# WHAT YOU SHOULD DO:
Write out the lines from the top of the material through the line with "132.4, 132.6, 132.8]", exactly and with nothing added.

- - - -

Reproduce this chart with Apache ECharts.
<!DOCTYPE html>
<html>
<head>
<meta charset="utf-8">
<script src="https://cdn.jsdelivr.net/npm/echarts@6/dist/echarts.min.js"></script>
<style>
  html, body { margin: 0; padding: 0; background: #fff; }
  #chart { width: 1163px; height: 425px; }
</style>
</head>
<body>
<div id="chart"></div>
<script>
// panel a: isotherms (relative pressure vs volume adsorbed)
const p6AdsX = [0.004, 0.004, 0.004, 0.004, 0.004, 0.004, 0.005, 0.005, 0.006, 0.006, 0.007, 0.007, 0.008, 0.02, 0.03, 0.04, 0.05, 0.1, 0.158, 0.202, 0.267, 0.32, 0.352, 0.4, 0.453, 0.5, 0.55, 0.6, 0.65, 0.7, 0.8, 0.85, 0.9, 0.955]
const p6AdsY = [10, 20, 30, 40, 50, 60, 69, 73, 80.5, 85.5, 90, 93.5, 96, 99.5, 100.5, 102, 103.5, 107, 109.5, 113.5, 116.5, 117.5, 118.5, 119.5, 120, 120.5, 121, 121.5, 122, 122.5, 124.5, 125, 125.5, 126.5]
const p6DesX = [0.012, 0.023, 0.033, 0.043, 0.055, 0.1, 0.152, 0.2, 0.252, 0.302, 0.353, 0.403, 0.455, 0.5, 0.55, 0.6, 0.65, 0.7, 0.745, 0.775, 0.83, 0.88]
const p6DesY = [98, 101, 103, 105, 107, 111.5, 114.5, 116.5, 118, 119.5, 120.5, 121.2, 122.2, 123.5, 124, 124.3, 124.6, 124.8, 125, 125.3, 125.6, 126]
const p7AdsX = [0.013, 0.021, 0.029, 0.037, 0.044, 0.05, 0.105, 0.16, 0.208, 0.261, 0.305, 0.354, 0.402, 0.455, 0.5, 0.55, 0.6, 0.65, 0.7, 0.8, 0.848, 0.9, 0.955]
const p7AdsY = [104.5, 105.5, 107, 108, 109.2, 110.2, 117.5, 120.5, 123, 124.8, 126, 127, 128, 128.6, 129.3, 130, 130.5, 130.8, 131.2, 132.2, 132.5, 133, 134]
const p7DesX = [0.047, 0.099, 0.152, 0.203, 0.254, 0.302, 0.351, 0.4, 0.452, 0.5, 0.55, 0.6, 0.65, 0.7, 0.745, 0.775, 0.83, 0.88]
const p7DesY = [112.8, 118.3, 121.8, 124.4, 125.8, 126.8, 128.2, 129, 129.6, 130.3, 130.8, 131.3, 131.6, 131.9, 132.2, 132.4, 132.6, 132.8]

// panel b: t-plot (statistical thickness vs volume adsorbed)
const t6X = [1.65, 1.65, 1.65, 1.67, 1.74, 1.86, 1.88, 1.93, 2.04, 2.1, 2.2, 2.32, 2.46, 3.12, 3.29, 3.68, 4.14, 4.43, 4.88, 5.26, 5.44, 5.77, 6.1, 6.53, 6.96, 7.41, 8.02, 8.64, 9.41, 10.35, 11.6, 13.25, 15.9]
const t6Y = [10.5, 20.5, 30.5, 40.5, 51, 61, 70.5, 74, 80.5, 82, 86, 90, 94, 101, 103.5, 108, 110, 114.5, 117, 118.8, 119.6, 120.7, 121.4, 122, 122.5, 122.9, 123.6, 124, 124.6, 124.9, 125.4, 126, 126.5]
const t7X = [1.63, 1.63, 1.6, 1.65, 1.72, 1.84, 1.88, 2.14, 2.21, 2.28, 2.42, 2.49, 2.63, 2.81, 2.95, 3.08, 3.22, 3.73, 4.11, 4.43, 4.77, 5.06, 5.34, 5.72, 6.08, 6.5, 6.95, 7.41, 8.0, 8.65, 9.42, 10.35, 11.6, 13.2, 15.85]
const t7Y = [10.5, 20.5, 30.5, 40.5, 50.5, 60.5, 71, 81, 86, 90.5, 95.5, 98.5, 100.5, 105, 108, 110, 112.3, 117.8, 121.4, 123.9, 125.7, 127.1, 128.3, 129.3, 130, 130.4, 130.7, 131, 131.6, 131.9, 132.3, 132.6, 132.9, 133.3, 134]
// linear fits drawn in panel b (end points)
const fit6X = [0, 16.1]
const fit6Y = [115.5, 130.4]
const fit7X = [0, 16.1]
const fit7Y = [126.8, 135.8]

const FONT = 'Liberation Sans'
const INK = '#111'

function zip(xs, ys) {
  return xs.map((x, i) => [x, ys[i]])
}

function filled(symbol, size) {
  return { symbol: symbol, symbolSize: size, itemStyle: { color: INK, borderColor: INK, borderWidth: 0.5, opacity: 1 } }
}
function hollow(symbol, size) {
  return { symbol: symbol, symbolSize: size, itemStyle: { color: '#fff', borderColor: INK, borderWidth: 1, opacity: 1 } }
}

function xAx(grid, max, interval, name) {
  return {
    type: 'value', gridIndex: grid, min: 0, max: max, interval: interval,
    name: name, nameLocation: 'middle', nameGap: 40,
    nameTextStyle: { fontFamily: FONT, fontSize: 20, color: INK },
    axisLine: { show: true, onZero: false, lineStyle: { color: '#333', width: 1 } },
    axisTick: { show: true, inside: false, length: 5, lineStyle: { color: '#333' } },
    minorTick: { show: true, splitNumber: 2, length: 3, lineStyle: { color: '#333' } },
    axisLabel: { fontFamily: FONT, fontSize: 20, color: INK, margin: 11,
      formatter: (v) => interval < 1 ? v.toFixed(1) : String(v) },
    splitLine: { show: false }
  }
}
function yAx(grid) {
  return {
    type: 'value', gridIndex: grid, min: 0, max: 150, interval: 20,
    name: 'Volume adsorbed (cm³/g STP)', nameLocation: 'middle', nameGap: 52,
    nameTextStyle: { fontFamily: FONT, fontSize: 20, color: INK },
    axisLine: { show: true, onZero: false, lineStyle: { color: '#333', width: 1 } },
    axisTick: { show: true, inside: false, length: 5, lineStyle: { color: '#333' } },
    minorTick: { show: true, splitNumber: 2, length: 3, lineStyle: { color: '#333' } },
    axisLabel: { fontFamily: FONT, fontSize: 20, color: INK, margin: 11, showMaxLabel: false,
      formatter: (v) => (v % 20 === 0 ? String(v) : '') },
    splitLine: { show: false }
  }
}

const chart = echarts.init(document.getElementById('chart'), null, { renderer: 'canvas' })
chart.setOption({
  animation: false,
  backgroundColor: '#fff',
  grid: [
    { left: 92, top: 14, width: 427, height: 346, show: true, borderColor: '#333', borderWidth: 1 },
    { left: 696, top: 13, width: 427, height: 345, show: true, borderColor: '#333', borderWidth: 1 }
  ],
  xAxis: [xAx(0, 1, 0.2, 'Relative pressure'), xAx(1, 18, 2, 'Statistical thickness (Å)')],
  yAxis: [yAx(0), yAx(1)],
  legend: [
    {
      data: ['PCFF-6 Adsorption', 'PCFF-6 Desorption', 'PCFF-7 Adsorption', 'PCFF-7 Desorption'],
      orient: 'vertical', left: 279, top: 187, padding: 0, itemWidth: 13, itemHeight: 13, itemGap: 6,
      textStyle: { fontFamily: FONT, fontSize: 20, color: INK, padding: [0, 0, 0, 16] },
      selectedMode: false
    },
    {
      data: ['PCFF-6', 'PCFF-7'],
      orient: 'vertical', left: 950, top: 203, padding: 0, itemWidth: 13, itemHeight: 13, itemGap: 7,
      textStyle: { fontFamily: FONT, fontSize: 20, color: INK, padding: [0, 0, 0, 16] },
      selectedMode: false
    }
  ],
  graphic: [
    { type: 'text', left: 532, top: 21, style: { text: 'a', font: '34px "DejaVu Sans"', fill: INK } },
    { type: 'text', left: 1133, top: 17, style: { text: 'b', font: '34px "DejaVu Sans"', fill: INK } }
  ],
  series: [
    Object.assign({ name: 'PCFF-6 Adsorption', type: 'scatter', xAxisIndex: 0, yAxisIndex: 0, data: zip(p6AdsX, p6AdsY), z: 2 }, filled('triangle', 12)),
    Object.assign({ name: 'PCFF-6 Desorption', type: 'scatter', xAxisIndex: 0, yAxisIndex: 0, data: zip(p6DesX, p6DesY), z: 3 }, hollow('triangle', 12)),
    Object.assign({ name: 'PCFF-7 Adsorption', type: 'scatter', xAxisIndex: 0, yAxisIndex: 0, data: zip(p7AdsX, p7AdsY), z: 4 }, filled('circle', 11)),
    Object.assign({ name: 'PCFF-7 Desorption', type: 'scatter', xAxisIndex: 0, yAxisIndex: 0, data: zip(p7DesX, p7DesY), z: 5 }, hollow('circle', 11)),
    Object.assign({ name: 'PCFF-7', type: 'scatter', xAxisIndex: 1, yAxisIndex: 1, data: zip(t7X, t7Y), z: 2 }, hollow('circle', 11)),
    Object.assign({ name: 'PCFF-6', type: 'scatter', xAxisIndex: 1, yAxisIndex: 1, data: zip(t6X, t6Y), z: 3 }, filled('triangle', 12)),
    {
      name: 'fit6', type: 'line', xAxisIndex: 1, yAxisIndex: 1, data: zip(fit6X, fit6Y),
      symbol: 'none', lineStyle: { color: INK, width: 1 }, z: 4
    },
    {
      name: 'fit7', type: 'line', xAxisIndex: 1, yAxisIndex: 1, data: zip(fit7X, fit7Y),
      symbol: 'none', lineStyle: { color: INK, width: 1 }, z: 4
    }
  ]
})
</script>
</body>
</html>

- - - -

# SOLUTION:
Reproduce this chart with Apache ECharts.
<!DOCTYPE html>
<html>
<head>
<meta charset="utf-8">
<script src="https://cdn.jsdelivr.net/npm/echarts@6/dist/echarts.min.js"></script>
<style>
  html, body { margin: 0; padding: 0; background: #fff; }
  #chart { width: 1163px; height: 425px; }
</style>
</head>
<body>
<div id="chart"></div>
<script>
// panel a: isotherms (relative pressure vs volume adsorbed)
const p6AdsX = [0.004, 0.004, 0.004, 0.004, 0.004, 0.004, 0.005, 0.005, 0.006, 0.006, 0.007, 0.007, 0.008, 0.02, 0.03, 0.04, 0.05, 0.1, 0.158, 0.202, 0.267, 0.32, 0.352, 0.4, 0.453, 0.5, 0.55, 0.6, 0.65, 0.7, 0.8, 0.85, 0.9, 0.955]
const p6AdsY = [10, 20, 30, 40, 50, 60, 69, 73, 80.5, 85.5, 90, 93.5, 96, 99.5, 100.5, 102, 103.5, 107, 109.5, 113.5, 116.5, 117.5, 118.5, 119.5, 120, 120.5, 121, 121.5, 122, 122.5, 124.5, 125, 125.5, 126.5]
const p6DesX = [0.012, 0.023, 0.033, 0.043, 0.055, 0.1, 0.152, 0.2, 0.252, 0.302, 0.353, 0.403, 0.455, 0.5, 0.55, 0.6, 0.65, 0.7, 0.745, 0.775, 0.83, 0.88]
const p6DesY = [98, 101, 103, 105, 107, 111.5, 114.5, 116.5, 118, 119.5, 120.5, 121.2, 122.2, 123.5, 124, 124.3, 124.6, 124.8, 125, 125.3, 125.6, 126]
const p7AdsX = [0.013, 0.021, 0.029, 0.037, 0.044, 0.05, 0.105, 0.16, 0.208, 0.261, 0.305, 0.354, 0.402, 0.455, 0.5, 0.55, 0.6, 0.65, 0.7, 0.8, 0.848, 0.9, 0.955]
const p7AdsY = [104.5, 105.5, 107, 108, 109.2, 110.2, 117.5, 120.5, 123, 124.8, 126, 127, 128, 128.6, 129.3, 130, 130.5, 130.8, 131.2, 132.2, 132.5, 133, 134]
const p7DesX = [0.047, 0.099, 0.152, 0.203, 0.254, 0.302, 0.351, 0.4, 0.452, 0.5, 0.55, 0.6, 0.65, 0.7, 0.745, 0.775, 0.83, 0.88]
const p7DesY = [112.8, 118.3, 121.8, 124.4, 125.8, 126.8, 128.2, 129, 129.6, 130.3, 130.8, 131.3, 131.6, 131.9, 132.2, 132.4, 132.6, 132.8]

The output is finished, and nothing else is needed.